**EXERCISE TASK**
Copy everything in the listing below word for word, apart from any images.

--- Start DATASET ---

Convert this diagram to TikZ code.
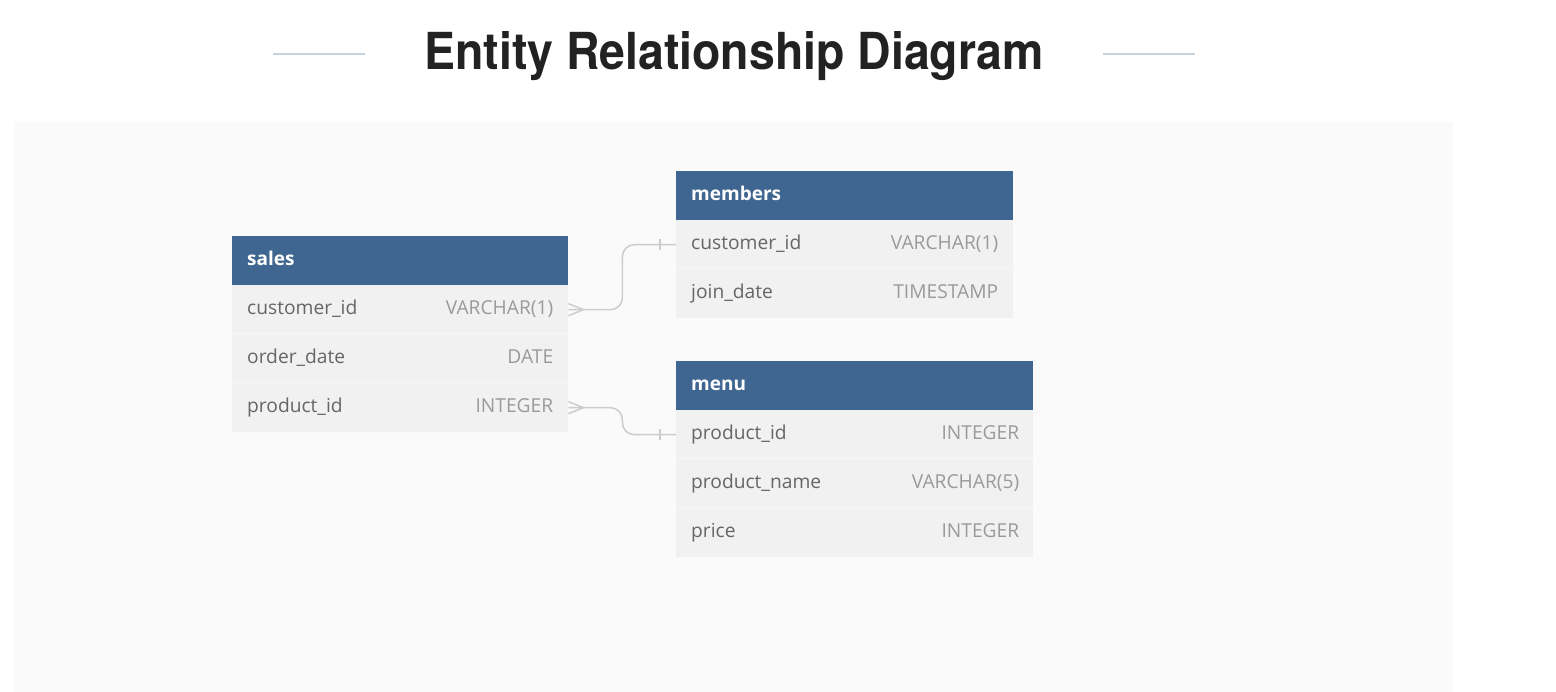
\documentclass[tikz,border=0pt]{standalone}
\usepackage{fontspec}
\setmainfont{Open Sans}
\newfontfamily\titlefont{TeX Gyre Heros}
\definecolor{hdrblue}{HTML}{3F6690}
\definecolor{rowgray}{HTML}{F1F1F1}
\definecolor{panelgray}{HTML}{FAFAFA}
\definecolor{nametext}{HTML}{666666}
\definecolor{typetext}{HTML}{9A9A9A}
\definecolor{titletext}{HTML}{222222}
\definecolor{titleline}{HTML}{C5D3DE}
\definecolor{connline}{HTML}{CCCCCC}
\definecolor{sepline}{HTML}{F7F7F7}
\begin{document}
\begin{tikzpicture}[x=1pt,y=-1pt,
  hdr/.style={fill=hdrblue, draw=none, minimum height=49pt, inner sep=0pt, anchor=north west},
  rowbox/.style={fill=rowgray, draw=none, minimum height=49pt, inner sep=0pt, anchor=north west},
  hdrtext/.style={text=white, font=\fontsize{19pt}{22pt}\selectfont\bfseries, anchor=mid west, inner sep=0pt, yshift=-2pt},
  nametxt/.style={text=nametext, font=\fontsize{19.2pt}{22pt}\selectfont, anchor=mid west, inner sep=0pt, yshift=-2pt},
  typetxt/.style={text=typetext, font=\fontsize{19.2pt}{22pt}\selectfont, anchor=mid east, inner sep=0pt, yshift=-2pt},
  conn/.style={draw=connline, line width=1.5pt, rounded corners=12pt},
  tick/.style={draw=connline, line width=1.5pt},
  tline/.style={draw=titleline, line width=2pt}
]
\useasboundingbox (0,0) rectangle (1556,692);
\fill[white] (0,0) rectangle (1556,692);
\fill[panelgray] (14,122) rectangle (1453,692);

% title
\node[text=titletext, font=\titlefont\fontsize{51pt}{60pt}\selectfont\bfseries, anchor=base, inner sep=0pt] (title) at (734,69.5) {\scalebox{0.91}[1]{Entity Relationship Diagram}};
\coordinate (tl1) at (273,54); \coordinate (tl2) at (365,54);
\coordinate (tr1) at (1103,54); \coordinate (tr2) at (1195,54);
\draw[tline] (tl1) -- (tl2);
\draw[tline] (tr1) -- (tr2);

% sales
\node[hdr, minimum width=336pt] (sales) at (232,236) {};
\node[hdrtext] at ([xshift=15pt]sales.west) {sales};
\node[rowbox, minimum width=336pt] (sales1) at (232,285) {};
\node[rowbox, minimum width=336pt] (sales2) at (232,334) {};
\node[rowbox, minimum width=336pt] (sales3) at (232,383) {};
\draw[sepline, line width=1pt] (sales2.north west) -- (sales2.north east);
\draw[sepline, line width=1pt] (sales3.north west) -- (sales3.north east);
\node[nametxt] at ([xshift=15pt]sales1.west) {customer\_id};
\node[typetxt] at ([xshift=-15pt]sales1.east) {VARCHAR(1)};
\node[nametxt] at ([xshift=15pt]sales2.west) {order\_date};
\node[typetxt] at ([xshift=-15pt]sales2.east) {DATE};
\node[nametxt] at ([xshift=15pt]sales3.west) {product\_id};
\node[typetxt] at ([xshift=-15pt]sales3.east) {INTEGER};

% members
\node[hdr, minimum width=337pt] (members) at (676,171) {};
\node[hdrtext] at ([xshift=15pt]members.west) {members};
\node[rowbox, minimum width=337pt] (members1) at (676,220) {};
\node[rowbox, minimum width=337pt] (members2) at (676,269) {};
\draw[sepline, line width=1pt] (members2.north west) -- (members2.north east);
\node[nametxt] at ([xshift=15pt]members1.west) {customer\_id};
\node[typetxt] at ([xshift=-15pt]members1.east) {VARCHAR(1)};
\node[nametxt] at ([xshift=15pt]members2.west) {join\_date};
\node[typetxt] at ([xshift=-15pt]members2.east) {TIMESTAMP};

% menu
\node[hdr, minimum width=357pt] (menu) at (676,361) {};
\node[hdrtext] at ([xshift=15pt]menu.west) {menu};
\node[rowbox, minimum width=357pt] (menu1) at (676,410) {};
\node[rowbox, minimum width=357pt] (menu2) at (676,459) {};
\node[rowbox, minimum width=357pt] (menu3) at (676,508) {};
\draw[sepline, line width=1pt] (menu2.north west) -- (menu2.north east);
\draw[sepline, line width=1pt] (menu3.north west) -- (menu3.north east);
\node[nametxt] at ([xshift=15pt]menu1.west) {product\_id};
\node[typetxt] at ([xshift=-14pt]menu1.east) {INTEGER};
\node[nametxt] at ([xshift=15pt]menu2.west) {product\_name};
\node[typetxt] at ([xshift=-14pt]menu2.east) {VARCHAR(5)};
\node[nametxt] at ([xshift=15pt]menu3.west) {price};
\node[typetxt] at ([xshift=-14pt]menu3.east) {INTEGER};

% connector sales.customer_id -> members.customer_id
\draw[conn] (sales1.east) -- ([xshift=54pt]sales1.east) |- (members1.west);
\draw[tick] ([yshift=-6pt]sales1.east) -- ([xshift=15pt]sales1.east);
\draw[tick] ([yshift=6pt]sales1.east) -- ([xshift=15pt]sales1.east);
\draw[tick] ([xshift=-16pt,yshift=-5.5pt]members1.west) -- ([xshift=-16pt,yshift=5.5pt]members1.west);

% connector sales.product_id -> menu.product_id
\draw[conn] (sales3.east) -- ([xshift=54pt]sales3.east) |- (menu1.west);
\draw[tick] ([yshift=-6pt]sales3.east) -- ([xshift=15pt]sales3.east);
\draw[tick] ([yshift=6pt]sales3.east) -- ([xshift=15pt]sales3.east);
\draw[tick] ([xshift=-16pt,yshift=-5.5pt]menu1.west) -- ([xshift=-16pt,yshift=5.5pt]menu1.west);
\end{tikzpicture}
\end{document}
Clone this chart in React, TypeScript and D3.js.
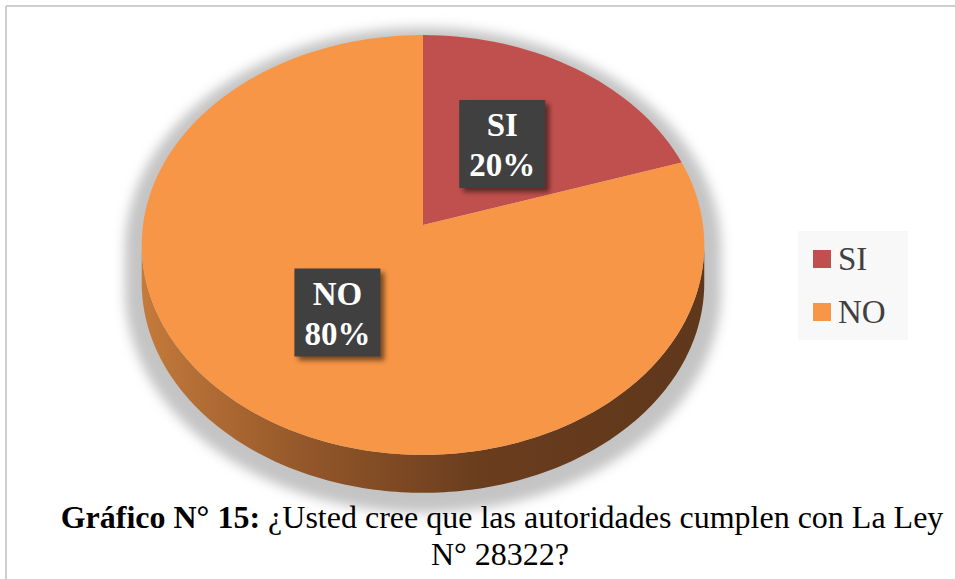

--- End DATASET ---

**ANSWER TO THE TASK**
Convert this diagram to TikZ code.
\documentclass[tikz,border=0pt]{standalone}
\usepackage{fontspec}
\setmainfont{Open Sans}
\newfontfamily\titlefont{TeX Gyre Heros}
\definecolor{hdrblue}{HTML}{3F6690}
\definecolor{rowgray}{HTML}{F1F1F1}
\definecolor{panelgray}{HTML}{FAFAFA}
\definecolor{nametext}{HTML}{666666}
\definecolor{typetext}{HTML}{9A9A9A}
\definecolor{titletext}{HTML}{222222}
\definecolor{titleline}{HTML}{C5D3DE}
\definecolor{connline}{HTML}{CCCCCC}
\definecolor{sepline}{HTML}{F7F7F7}
\begin{document}
\begin{tikzpicture}[x=1pt,y=-1pt,
  hdr/.style={fill=hdrblue, draw=none, minimum height=49pt, inner sep=0pt, anchor=north west},
  rowbox/.style={fill=rowgray, draw=none, minimum height=49pt, inner sep=0pt, anchor=north west},
  hdrtext/.style={text=white, font=\fontsize{19pt}{22pt}\selectfont\bfseries, anchor=mid west, inner sep=0pt, yshift=-2pt},
  nametxt/.style={text=nametext, font=\fontsize{19.2pt}{22pt}\selectfont, anchor=mid west, inner sep=0pt, yshift=-2pt},
  typetxt/.style={text=typetext, font=\fontsize{19.2pt}{22pt}\selectfont, anchor=mid east, inner sep=0pt, yshift=-2pt},
  conn/.style={draw=connline, line width=1.5pt, rounded corners=12pt},
  tick/.style={draw=connline, line width=1.5pt},
  tline/.style={draw=titleline, line width=2pt}
]
\useasboundingbox (0,0) rectangle (1556,692);
\fill[white] (0,0) rectangle (1556,692);
\fill[panelgray] (14,122) rectangle (1453,692);

% title
\node[text=titletext, font=\titlefont\fontsize{51pt}{60pt}\selectfont\bfseries, anchor=base, inner sep=0pt] (title) at (734,69.5) {\scalebox{0.91}[1]{Entity Relationship Diagram}};
\coordinate (tl1) at (273,54); \coordinate (tl2) at (365,54);
\coordinate (tr1) at (1103,54); \coordinate (tr2) at (1195,54);
\draw[tline] (tl1) -- (tl2);
\draw[tline] (tr1) -- (tr2);

% sales
\node[hdr, minimum width=336pt] (sales) at (232,236) {};
\node[hdrtext] at ([xshift=15pt]sales.west) {sales};
\node[rowbox, minimum width=336pt] (sales1) at (232,285) {};
\node[rowbox, minimum width=336pt] (sales2) at (232,334) {};
\node[rowbox, minimum width=336pt] (sales3) at (232,383) {};
\draw[sepline, line width=1pt] (sales2.north west) -- (sales2.north east);
\draw[sepline, line width=1pt] (sales3.north west) -- (sales3.north east);
\node[nametxt] at ([xshift=15pt]sales1.west) {customer\_id};
\node[typetxt] at ([xshift=-15pt]sales1.east) {VARCHAR(1)};
\node[nametxt] at ([xshift=15pt]sales2.west) {order\_date};
\node[typetxt] at ([xshift=-15pt]sales2.east) {DATE};
\node[nametxt] at ([xshift=15pt]sales3.west) {product\_id};
\node[typetxt] at ([xshift=-15pt]sales3.east) {INTEGER};

% members
\node[hdr, minimum width=337pt] (members) at (676,171) {};
\node[hdrtext] at ([xshift=15pt]members.west) {members};
\node[rowbox, minimum width=337pt] (members1) at (676,220) {};
\node[rowbox, minimum width=337pt] (members2) at (676,269) {};
\draw[sepline, line width=1pt] (members2.north west) -- (members2.north east);
\node[nametxt] at ([xshift=15pt]members1.west) {customer\_id};
\node[typetxt] at ([xshift=-15pt]members1.east) {VARCHAR(1)};
\node[nametxt] at ([xshift=15pt]members2.west) {join\_date};
\node[typetxt] at ([xshift=-15pt]members2.east) {TIMESTAMP};

% menu
\node[hdr, minimum width=357pt] (menu) at (676,361) {};
\node[hdrtext] at ([xshift=15pt]menu.west) {menu};
\node[rowbox, minimum width=357pt] (menu1) at (676,410) {};
\node[rowbox, minimum width=357pt] (menu2) at (676,459) {};
\node[rowbox, minimum width=357pt] (menu3) at (676,508) {};
\draw[sepline, line width=1pt] (menu2.north west) -- (menu2.north east);
\draw[sepline, line width=1pt] (menu3.north west) -- (menu3.north east);
\node[nametxt] at ([xshift=15pt]menu1.west) {product\_id};
\node[typetxt] at ([xshift=-14pt]menu1.east) {INTEGER};
\node[nametxt] at ([xshift=15pt]menu2.west) {product\_name};
\node[typetxt] at ([xshift=-14pt]menu2.east) {VARCHAR(5)};
\node[nametxt] at ([xshift=15pt]menu3.west) {price};
\node[typetxt] at ([xshift=-14pt]menu3.east) {INTEGER};

% connector sales.customer_id -> members.customer_id
\draw[conn] (sales1.east) -- ([xshift=54pt]sales1.east) |- (members1.west);
\draw[tick] ([yshift=-6pt]sales1.east) -- ([xshift=15pt]sales1.east);
\draw[tick] ([yshift=6pt]sales1.east) -- ([xshift=15pt]sales1.east);
\draw[tick] ([xshift=-16pt,yshift=-5.5pt]members1.west) -- ([xshift=-16pt,yshift=5.5pt]members1.west);

% connector sales.product_id -> menu.product_id
\draw[conn] (sales3.east) -- ([xshift=54pt]sales3.east) |- (menu1.west);
\draw[tick] ([yshift=-6pt]sales3.east) -- ([xshift=15pt]sales3.east);
\draw[tick] ([yshift=6pt]sales3.east) -- ([xshift=15pt]sales3.east);
\draw[tick] ([xshift=-16pt,yshift=-5.5pt]menu1.west) -- ([xshift=-16pt,yshift=5.5pt]menu1.west);
\end{tikzpicture}
\end{document}
Clone this chart in React, TypeScript and D3.js.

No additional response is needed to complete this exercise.